2. The Nightmare Before Christmas (1993)
Perhaps the best Halloween film on this list, Nightmare Before Christmas provides thrills and eye candy for audiences of all ages. It's a stop motion musical conceived by Tim Burton and directed by Henry Selick. At the heart of the story is Jack Skellington, a Halloween Town resident who gains entry to Christmas Town. Once he learns of the holiday, he decides to attempt to celebrate it. The film's visuals are spectacular as is its score which was composed by Danny Elfman. Viewers will find it interesting that the film's plot was formulated in a poem written by Tim Burton back in 1982.
1. It’s The Great Pumpkin, Charlie Brown (1966)
While this television special is decidedly unscary, it is still enjoyable to watch. It is the third Peanuts special and airs each Halloween on ABC. The special centers around the Peanuts crew's preparations for Halloween and their subsequent trick-or-treating misadventures. Linus composes his yearly letter to The Great Pumpkin while Charlie Brown and Patty express skepticism about the pumpkin's existence. The crew spends much of Halloween in the local pumpkin patch, waiting for the Great Pumpkin to appear. When the special first aired, child viewers from all over the United States mailed their candy to Charlie Brown so that he could enjoy the holiday as well.

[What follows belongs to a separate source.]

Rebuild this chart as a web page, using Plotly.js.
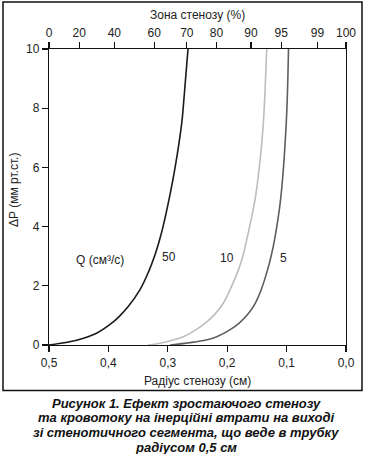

Part of what makes these classic Peanuts TV specials so endearing is that the voice work is done entirely by children (very rare for animation). It’s heart-warming, and no Halloween season is complete without at least one viewing of it.
Thanks so much for stopping by, Brandon, and sharing these Top 5! I know for us, it just isn't Halloween until we've watched It's the Great Pumpkin, Charlie Brown!